We had not previously spent meaningful time in Central and Eastern Europe but wanted to expand our circle of competence to more broadly include this part of the world. Two factors that heavily influence the region’s current economic backdrop encouraged us to make this trip. First, while most of the countries within the region missed the post-World War II boom due to communism, they have emerging economies not burdened by the pension and welfare regimes that are contributing to the economic woes of Western Europe. Second, fears of what may happen to the Euro have kept equity prices in Eastern Europe depressed relative to other emerging areas. Unfortunately, Eastern Europe does not enjoy the same demographic tailwind that many other emerging markets enjoy such as Turkey or Mexico. We visited Estonia, Latvia, Lithuania, the Czech Republic, Slovakia, and Hungary on our trip, but we spent the bulk of our time in Poland.
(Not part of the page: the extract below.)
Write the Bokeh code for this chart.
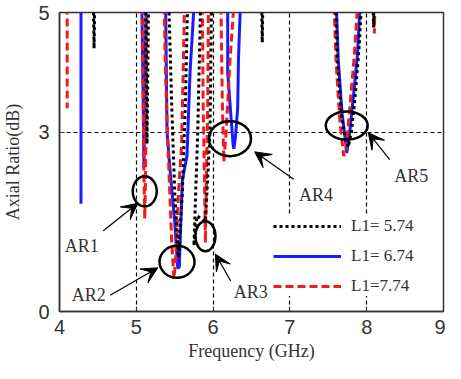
import math
from bokeh.plotting import figure
from bokeh.models import Legend, LegendItem, Arrow, VeeHead, FixedTicker, Range1d
from bokeh.core.properties import value
from bokeh.embed import file_html
from bokeh.resources import INLINE

NAN = float("nan")

# ---- data: L1 = 5.74 (black dotted) ----
l574_x = [4.44, 4.45, 4.46, NAN,
          5.12, 5.14, 5.16, NAN,
          5.42, 5.46, 5.50, 5.55, 5.60, 5.64, 5.67, NAN,
          5.84, 5.80, 5.75, 5.79, 5.90, 5.96, 5.98, NAN,
          6.63, 6.64, 6.65, NAN,
          7.59, 7.62, 7.67, 7.72, 7.76, 7.80, 7.85, 7.90, 7.94, NAN,
          8.08, 8.09, 8.10]
l574_y = [5.3, 4.4, 5.3, NAN,
          5.3, 2.8, 5.3, NAN,
          5.3, 3.5, 2.0, 0.9, 2.0, 3.5, 5.3, NAN,
          5.3, 3.0, 1.1, 1.6, 1.5, 3.0, 5.3, NAN,
          5.3, 4.5, 5.3, NAN,
          5.3, 4.2, 3.3, 2.9, 2.75, 3.0, 3.6, 4.4, 5.3, NAN,
          5.3, 4.75, 5.3]

# ---- data: L1 = 6.74 (blue solid) ----
l674_x = [4.28, 4.28, NAN,
          5.07, 5.09, 5.10, 5.11, 5.13, NAN,
          5.38, 5.40, 5.45, 5.50, 5.54, 5.56, 5.58, 5.60, 5.66, 5.70, 5.76, NAN,
          6.19, 6.19, 6.23, 6.26, 6.27, 6.29, 6.32, 6.33, 6.36, NAN,
          7.60, 7.63, 7.68, 7.72, 7.74, 7.77, 7.82, 7.88, 7.92]
l674_y = [5.3, 1.8, NAN,
          5.3, 3.5, 2.4, 3.5, 5.3, NAN,
          5.3, 3.0, 2.2, 1.5, 0.72, 0.75, 1.5, 2.2, 2.6, 4.0, 5.3, NAN,
          5.3, 4.0, 3.3, 2.8, 2.72, 2.9, 3.4, 4.2, 5.3, NAN,
          5.3, 4.2, 3.3, 2.9, 2.65, 2.9, 3.5, 4.3, 5.3]

# ---- data: L1 = 7.74 (red dashed) ----
l774_x = [4.10, 4.10, NAN,
          5.08, 5.09, 5.10, 5.11, 5.12, 5.13, 5.14, NAN,
          5.36, 5.38, 5.42, 5.46, 5.49, 5.51, 5.55, 5.59, 5.61, 5.63, NAN,
          5.86, 5.87, 5.89, 5.90, 5.91, 5.93, 5.94, NAN,
          6.10, 6.12, 6.14, 6.17, 6.22, 6.28, NAN,
          7.57, 7.60, 7.65, 7.70, 7.73, 7.78, 7.84, 7.89, NAN,
          8.09, 8.10, 8.11]
l774_y = [5.3, 3.4, NAN,
          5.3, 3.5, 2.2, 1.55, 2.2, 3.5, 5.3, NAN,
          5.3, 4.0, 2.5, 1.2, 0.55, 0.8, 2.0, 2.8, 4.0, 5.3, NAN,
          5.3, 3.5, 2.0, 1.15, 2.0, 3.5, 5.3, NAN,
          5.3, 3.5, 2.5, 3.0, 4.2, 5.3, NAN,
          5.3, 4.2, 3.2, 2.6, 2.7, 3.4, 4.3, 5.3, NAN,
          5.3, 4.65, 5.3]

x_ticks = [4, 5, 6, 7, 8, 9]
y_ticks = [0, 3, 5]
series_labels = ["L1= 5.74", "L1= 6.74", "L1=7.74"]

# annotations
ar_names = ["AR1", "AR2", "AR3", "AR4", "AR5"]
ell_x = [5.11, 5.53, 5.90, 6.22, 7.74]
ell_y = [2.01, 0.83, 1.26, 2.89, 3.11]
ell_w = [24, 35, 20, 42, 42]
ell_h = [30, 32, 30, 35, 28]
arr_x0 = [4.57, 4.66, 6.23, 7.05, 8.30]
arr_y0 = [1.35, 0.27, 0.51, 2.21, 2.54]
arr_x1 = [5.02, 5.28, 6.03, 6.54, 8.02]
arr_y1 = [1.81, 0.73, 0.96, 2.67, 2.99]
lab_x = [4.29, 4.38, 6.49, 7.34, 8.58]
lab_y = [1.10, 0.27, 0.32, 1.94, 2.26]

p = figure(width=445, height=363, output_backend="svg", toolbar_location=None,
           x_range=Range1d(4, 9), y_range=Range1d(0, 5),
           min_border_left=55, min_border_right=2, min_border_top=12, min_border_bottom=50)
p.background_fill_color = "white"
p.border_fill_color = "white"
p.outline_line_color = "#333333"
p.outline_line_width = 1.5

# grid: dashed reference lines
p.xgrid.ticker = FixedTicker(ticks=[5, 6, 7, 8])
p.ygrid.ticker = FixedTicker(ticks=[3])
for g in (p.xgrid, p.ygrid):
    g.grid_line_color = "black"
    g.grid_line_dash = "4 3"
    g.grid_line_width = 1.2

p.xaxis.ticker = FixedTicker(ticks=x_ticks)
p.yaxis.ticker = FixedTicker(ticks=y_ticks)
for ax in (p.xaxis, p.yaxis):
    ax.axis_line_color = "#333333"
    ax.axis_line_width = 1.5
    ax.major_tick_in = 5
    ax.major_tick_out = 0
    ax.minor_tick_line_color = None
    ax.major_tick_line_color = "#333333"
    ax.major_label_text_font = "Liberation Sans"
    ax.major_label_text_font_size = "20px"
    ax.major_label_text_color = "#333333"
    ax.axis_label_text_font = "Liberation Serif"
    ax.axis_label_text_font_size = "18px"
    ax.axis_label_text_font_style = "normal"
    ax.axis_label_text_color = "#333333"
p.xaxis.axis_label = "Frequency (GHz)"
p.yaxis.axis_label = "Axial Ratio(dB)"
p.xaxis.major_label_standoff = 8
p.xaxis.axis_label_standoff = 4
p.yaxis.major_label_standoff = 10
p.yaxis.axis_label_standoff = 12

r_blue = p.line(l674_x, l674_y, line_color="#1a1aff", line_width=3)
r_red = p.line(l774_x, l774_y, line_color="#ee1c1c", line_width=3, line_dash="8 4")
r_black = p.line(l574_x, l574_y, line_color="black", line_width=3, line_dash="3 3")

p.ellipse(x=ell_x, y=ell_y, width=ell_w, height=ell_h, width_units="screen", height_units="screen",
          fill_color=None, line_color="black", line_width=2.5)

for i in range(len(ar_names)):
    p.add_layout(Arrow(end=VeeHead(size=16, fill_color="black", line_color="black"),
                       x_start=arr_x0[i], y_start=arr_y0[i], x_end=arr_x1[i], y_end=arr_y1[i],
                       line_color="black", line_width=1.2))

p.text(x=lab_x, y=lab_y, text=ar_names, text_font=value("Liberation Serif"), text_font_size="18px",
       text_align="center", text_baseline="middle", text_color="#333333")

legend = Legend(items=[LegendItem(label=series_labels[0], renderers=[r_black]),
                       LegendItem(label=series_labels[1], renderers=[r_blue]),
                       LegendItem(label=series_labels[2], renderers=[r_red])],
                location=(214, 15))
legend.label_text_font = "Liberation Serif"
legend.label_text_font_size = "17px"
legend.label_text_color = "#333333"
legend.glyph_width = 68
legend.glyph_height = 20
legend.label_height = 20
legend.spacing = 10
legend.padding = 8
legend.margin = 0
legend.label_standoff = 10
legend.border_line_color = None
legend.background_fill_color = "white"
legend.background_fill_alpha = 1.0
p.add_layout(legend)

open("out.html", "w").write(file_html(p, INLINE))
One of our main reasons to visit these countries, and to spend extra time in Poland, was to attend a Greek-based company’s investor field trip in Warsaw. We had been researching this business for some time, and we wanted to explore firsthand its significant operations in the region. The company does the majority of its business in Central and Eastern Europe — only a little over 5% is in Greece — and Poland is one of its fastest growing markets. The conference provided two full days of meetings with management, point-of-sale visits, a plant tour, and many opportunities for discussion with other participants in the conference. We were the only Americans in attendance with the bulk of the attendees based in either London or Athens.
We supplemented the company-sponsored market tour by visiting hundreds of points of sale on our own. The store visits with management allowed the team to explain its strategy while our self-directed visits gave us a chance to independently assess whether general execution was different from the places management prepped for our arrival. It was indeed different, but ironically, we felt that the company-prepped stores were overstocked, sending a potentially confusing message to consumers compared to the many more points of sale we visited on our own. Even tiny stores on the management-led tour had product available in four or five locations within the store as opposed to just a couple of locations in our independent visits. This trend held in large format stores, too, where our independently visited stores had product in more traditional locations and quantities.
Conveniently, one of the main presentations at the conference was given by the head of the Polish and Hungarian operations of Tesco. This session gave us a wonderful opportunity to quiz her about the retailing landscape in Poland. We had a far more useful conversation about her business than we were able to have with U.K.-based investor relations because they are too removed from on-the-ground operations in the country. The IR team is not out of touch, but they simply cannot have the specific market knowledge that this individual possessed. We also benefited from the vendor perspective on all of the retailers selling the host company’s product.
We also focused on learning all we could about the culture, people, and consumers in Warsaw and other parts of Poland. We noted that the country was very insular, as we did not hear languages other than Polish being spoken. This could be the result of Poland’s poverty and isolation, as it was not the case with the other countries we visited. It also seemed that most young people are moving out of smaller towns into larger cities for work. Small towns and rural farms consist almost exclusively of elderly residents.